Patruno ha curato una mostra itinerante a Ravenna che racconta la tragedia del popolo palestinese.
Per chi vuole saperne di più sulle condizioni di vita della popolazione civile a Gaza, fino al 30 giugno a Ravenna, da non perdere è la mostra collettiva ‘I Grant You Refuge’, di sei fotografi palestinesi: Jehad Al-Sharafi, Mahdy Zourob, Mohammed Hajjar, Omar Ashtawy, Saeed Jaras, Shadi Al-Tabatibi. Le foto sono esposte in alcune sale (teatro Rasi, Casa delle Culture, Sportello per cittadini migranti, varie sedi Cgil) e in diverse vie della città e a Marina di Ravenna, attraverso una serie di manifesti di grande formato. Curatore della mostra è il fotografo Paolo Patruno che per il titolo ha tratto ispirazione dall’omonima poesia della scrittrice e poetessa palestinese Hiba Abu Nada, uccisa il 20 ottobre 2023 nella sua casa di Khan Yunis, durante un bombardamento.

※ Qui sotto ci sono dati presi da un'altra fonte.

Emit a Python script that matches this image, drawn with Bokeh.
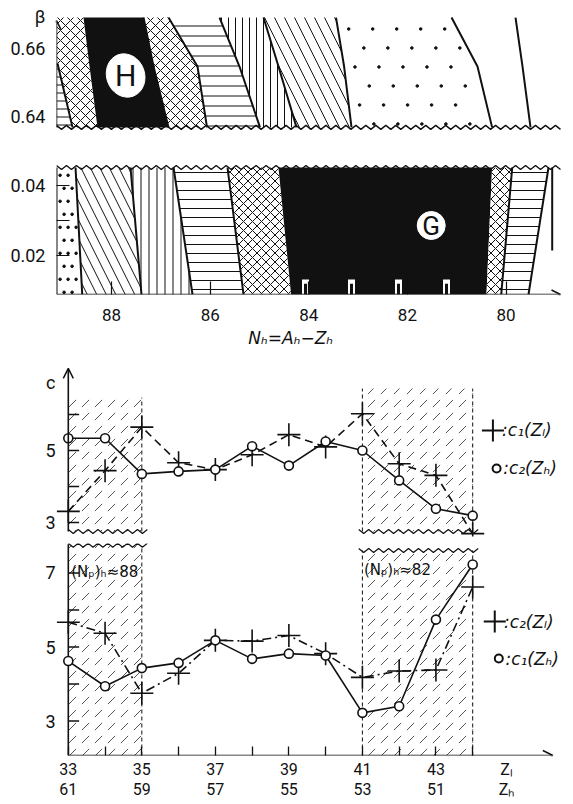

Patruno, com’è nata l’idea della mostra?
"Tutto ha preso il via lo scorso ottobre, dopo un anno in cui continuavo a vedere le immagini condivise sui social. Così ho pensato di fare qualcosa, di dare almeno maggiore visibilità agli eventi che stavano accadendo: portare in strada, con foto stampate, le immagini che oggi si possono trovare solo online, per dare così alle persone quella informazione che la quasi totalità dei media occidentali non stanno fornendo".
Perché si è scelta la formula di una mostra ‘itinerante’?
"Lo scopo è raggiungere la maggiore diffusione possibile, per questo l’ho promossa in molte sedi in Italia e all’estero. Dopo il suo debutto a gennaio all’European University Institute di Fiesole, la mostra è arrivata a Ravenna, in 9 location diverse, oltre a manifesti stradali 6x3 metri. Un ringraziamento agli organizzatori del ‘Festival delle Culture’ e al Comune che, sin da subito, hanno sposato il progetto della mostra dandovi ampio spazio. Fra l’altro l’iniziativa dei manifesti stradali è unica al mondo nel suo genere e, ad oggi, in nessuna città è stato data tale visibilità al tema degli eventi di Gaza".
Come sono stati scelti i 6 fotografi palestinesi che espongono?
"Fanno tutti parte di un collettivo, sono tutti fotografi della Striscia di Gaza, che avevano iniziato a documentare i terribili eventi dal 2023. Sono stati scelti per la qualità delle loro immagini, in rappresentanza delle decine di fotogiornalisti che vivono e lavorano nell’area, come testimoni oculari di uno dei conflitti più devastanti del nostro tempo. Volendo la mostra testimoniare non solo gli aspetti più duri e terribili, ma soprattutto la resilienza e la speranza del popolo palestinese, ho cercato appunto fotografi che mi permettessero di raccontare tutti gli aspetti di questo conflitto".
Quali sono le immagini di maggiore impatto per il pubblico?
"Senza dubbio quelle che mostrano gli aspetti più crudi di ciò che la popolazione civile sta subendo, con l’intento di informare e sensibilizzare le persone. Alcune ritraggono genitori che piangono la morte dei propri figli o bambini che si disperano per la perdita dei propri genitori, altre bimbi mutilati di uno o più arti (oggi a Gaza c’è il numero più alto di bambini mutilati di tutto il mondo, ndr); e ancora persone che si accalcano per poter ricevere un po’ di cibo con i più piccoli che piangono perché schiacciati nelle prime file; spostamenti continui sotto la minaccia di bombardamenti. La mostra vuole mostrare la grandissima forza e resilienza di questo popolo, per cui non mancano foto di bambini che giocano tra le macerie o di insegnanti che cercano di portare avanti la scuola per i bambini, in strutture di fortuna, circondati dalle macerie".
Lei da anni lavora a un progetto a lungo termine chiamato ‘Birth is a dream’, che mira a documentare e sensibilizzare l’opinione pubblica sulla salute delle madri in Africa. A che punto è il progetto?
"È nato e rimane tutt’ora come ‘in divenire’, per cui non è terminato e rimane in corso. Ci sono ancora possibili storie che vorrei raccontare, non solo in Africa, come già fatto con il documentario ‘The American Dream’".